HTC Sense is aptly named, and generally does bring a lot of good, common sense features to the handset. The ability to customise your lock screen with the apps you like to launch frequently and quickly is a nice touch that has been present for a while, and their bright, clear homescreen widgets are generally regarded as some of the best available. The whole system has been optimised to run on the lower spec hardware too, meaning that the general user experience is a really good one, whether you're scrolling smoothly through pages of apps or playing around with the plethora of social networking widgets available, including the excellent HTC-only Friend Stream app.
The handset handles all the things you would expect a modern smartphone to cope with, such as web-browsing, email and multimedia, with relative ease and speed. When testing the handset with a range of games, including Angry Birds and the 3D version of Solitaire that my girlfriend is addicted to, I found that the Desire C performed very well. You would not criticise a handset at this price point for below par gaming performance, but both loading times and responsiveness in this department were excellent.

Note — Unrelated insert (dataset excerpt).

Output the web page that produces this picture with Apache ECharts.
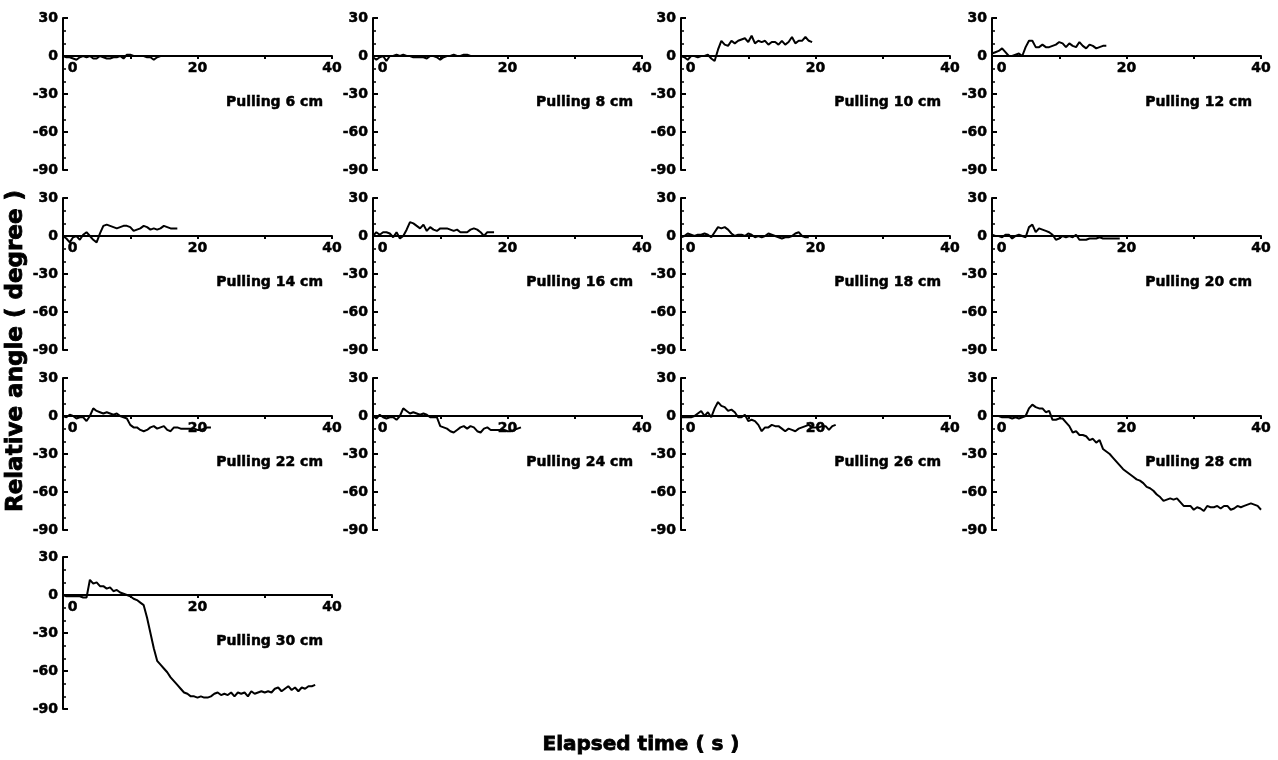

Agent verdict on the HTC Desire C
The HTC desire C has impressed everyone that we’ve shown the handset to. The small form factor is a bonus and in a world of giant screens with big price tags in tow and it’s good to see options available for customers who want something truly pocket-sized.
The first thing you’ll notice with the Desire C is the build quality for a handset at this price point; it’s excellent, and the Desire C will no doubt prove to be a long-lasting, durable smartphone in the fullness of time. This level of finish, coupled with a really good software experience, makes the Desire C a really compelling choice for first time smartphone buyers.
The camera is a bit of an anti-climax, but cost savings have to be made somewhere to get a phone of this quality to this price point and if you can look past its one shortcoming (which isn’t that major) you and the HTC desire C should have a very happy time together.